By the third interview, Formentin thought her a she-devil; a cursed interloper who had abused his hospitality and ruined the company name. Gastinne-Renette, 1812, armorer to the Emperor Napoleon. Was there a prouder heritage in France? Yet Henriette Caillaux was about to drag the proud emblem of dueling excellence into the courts in a miserable, clear-cut charge of premeditated murder. He ushered Mathieu into his side office and shut the door lest any customer overheard his disclosure.
“It was mid-afternoon. She breezed through the door and marched up to my counter without so much as a by-your-leave, and said, ‘I am Madame Caillaux and I want to see a revolver,’ claiming that she needed a small weapon to carry on her person. She and Monsieur Caillaux were apparently due to leave for a trip to his constituency in the country, and she felt that in the current climate of antagonism towards government ministers, she should be armed. Of course we all knew that Joseph Caillaux held an account with us, so his wife had open access to our stock.”

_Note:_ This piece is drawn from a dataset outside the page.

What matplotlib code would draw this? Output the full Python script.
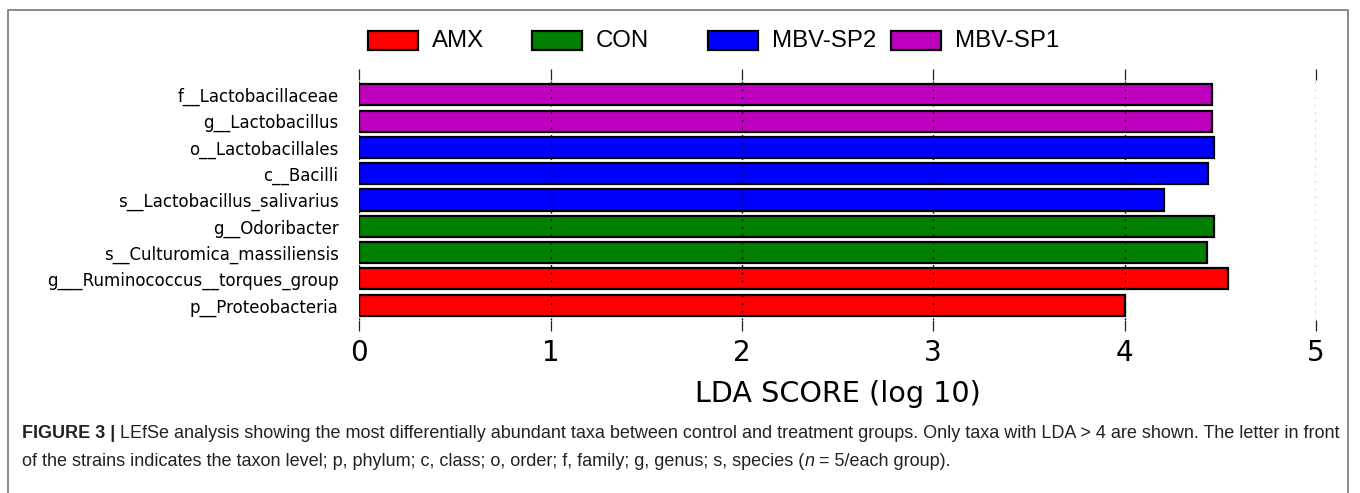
import matplotlib
matplotlib.use("Agg")
import matplotlib.pyplot as plt
from matplotlib.patches import Rectangle
from matplotlib.lines import Line2D
import numpy as np

# ---------------- data ----------------
taxa = [
    "f__Lactobacillaceae",
    "g__Lactobacillus",
    "o__Lactobacillales",
    "c__Bacilli",
    "s__Lactobacillus_salivarius",
    "g__Odoribacter",
    "s__Culturomica_massiliensis",
    "g___Ruminococcus__torques_group",
    "p__Proteobacteria",
]
lda_scores = [4.455, 4.455, 4.466, 4.438, 4.207, 4.466, 4.431, 4.541, 4.005]
groups = ["MBV-SP1", "MBV-SP1", "MBV-SP2", "MBV-SP2", "MBV-SP2",
          "CON", "CON", "AMX", "AMX"]
legend_groups = ["AMX", "CON", "MBV-SP2", "MBV-SP1"]
group_colors = {"AMX": "#ff0000", "CON": "#007f00",
                "MBV-SP2": "#0000ff", "MBV-SP1": "#bf00bf"}
x_ticks = [0, 1, 2, 3, 4, 5]
x_label = "LDA SCORE (log 10)"
caption_line1 = [("FIGURE 3 |", "bold", "normal"),
                 ("LEfSe analysis showing the most differentially abundant taxa between control and "
                  "treatment groups. Only taxa with LDA > 4 are shown. The letter in front", "normal", "normal")]
caption_line2 = [("of the strains indicates the taxon level; p, phylum; c, class; o, order; f, family; "
                  "g, genus; s, species (", "normal", "normal"),
                 ("n", "normal", "italic"),
                 ("= 5/each group).", "normal", "normal")]

W, H = 1360, 493
fig = plt.figure(figsize=(W / 100, H / 100), dpi=100)
fig.patch.set_facecolor("white")

def fx(px):
    return px / W

def fy(py):
    return 1 - py / H

# ---------------- axes ----------------
x0_px, x5_px = 359.3, 1315.8
ax_top, ax_bot = 80, 320
ax = fig.add_axes([fx(x0_px), fy(ax_bot), (x5_px - x0_px) / W, (ax_bot - ax_top) / H])

n = len(taxa)
ypos = np.arange(n)[::-1]
colors = [group_colors[g] for g in groups]
ax.barh(ypos, lda_scores, height=0.8, color=colors, edgecolor="black",
        linewidth=1.6, zorder=2)
ax.set_xlim(0, 5)
ax.set_ylim(-0.56, n - 1 + 0.56)
ax.set_yticks(ypos)
ax.set_yticklabels(taxa, fontsize=12, family="DejaVu Sans")
ax.set_xticks(x_ticks)
ax.set_xticklabels([str(t) for t in x_ticks], fontsize=20, family="DejaVu Sans")
ax.tick_params(axis="y", length=0, pad=15)
ax.tick_params(axis="x", top=True, bottom=True, direction="out", length=8,
               width=0.9, color="#222222", pad=6)
for s in ax.spines.values():
    s.set_visible(False)
ax.grid(axis="x", linestyle=(0, (1.5, 4)), color="#111111", linewidth=1.0, zorder=3)
ax.set_axisbelow(False)
ax.set_xlabel(x_label, fontsize=20.6, family="DejaVu Sans")
ax.xaxis.set_label_coords(0.5, -(380 - ax_bot) / (ax_bot - ax_top))

# ---------------- legend (manual, centered) ----------------
patch_x = [368.3, 531.7, 708.3, 890.7]
leg_cy = 40.7
pw, ph = 50, 18.5
for gname, px in zip(legend_groups, patch_x):
    fig.patches.append(Rectangle((fx(px), fy(leg_cy + ph / 2)), pw / W, ph / H,
                                 transform=fig.transFigure, facecolor=group_colors[gname],
                                 edgecolor="black", linewidth=1.6))
    fig.text(fx(px + pw + 14), fy(leg_cy), gname, fontsize=17.3,
             family="Liberation Sans", va="center", ha="left")

# ---------------- border ----------------
bx0, bx1, by0 = 7.5, 1348, 9.5
fig.add_artist(Line2D([fx(bx0), fx(bx0), fx(bx1), fx(bx1)],
                      [fy(H + 5), fy(by0), fy(by0), fy(H + 5)],
                      transform=fig.transFigure, color="#808080", linewidth=1.3))

# ---------------- caption ----------------
renderer = fig.canvas.get_renderer()
cap_left, cap_right = 22.0, 1339.0

def measure(txt, size, weight, style):
    t = fig.text(0, 0, txt, fontsize=size, family="Liberation Sans",
                 fontweight=weight, fontstyle=style)
    w = t.get_window_extent(renderer).width
    t.remove()
    return w

def line_width(pieces, size):
    sp = measure("x x", size, "normal", "normal") - measure("xx", size, "normal", "normal")
    tot = 0
    for i, (txt, wt, st) in enumerate(pieces):
        tot += measure(txt, size, wt, st)
        if i < len(pieces) - 1:
            tot += sp
    return tot, sp

base = 11.0
w1, _ = line_width(caption_line1, base)
cap_size = base * (cap_right - cap_left) / w1

def draw_line(pieces, baseline_y, size, no_space_after=()):
    _, sp = line_width(pieces, size)
    x = cap_left
    for i, (txt, wt, st) in enumerate(pieces):
        t = fig.text(fx(x), fy(baseline_y), txt, fontsize=size, family="Liberation Sans",
                     fontweight=wt, fontstyle=st, color="#222222", va="baseline", ha="left")
        x += t.get_window_extent(renderer).width
        if i not in no_space_after:
            x += sp

draw_line(caption_line1, 438, cap_size)
draw_line(caption_line2, 466, cap_size, no_space_after=(0,))

fig.savefig("out.png", dpi=100, facecolor="white")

“She presumed that you would know who she was?”
“Monsieur, she is a Caillaux.” His look betrayed contempt. “To continue, I offered her a thirty-two caliber Smith and Wesson, but she struggled to operate it confidently. On her insistence she was taken downstairs to our basement firing range and I instructed Monsieur Dervillier to help her. The gun was simply too awkward for her to fire safely. She bruised her finger and whimpered pathetically. We brought her the .32 Browning automatic, and she immediately liked its flexibility. Madame Caillaux held it in her hand, thought it more comfortable, and indicated that she wished to purchase it.”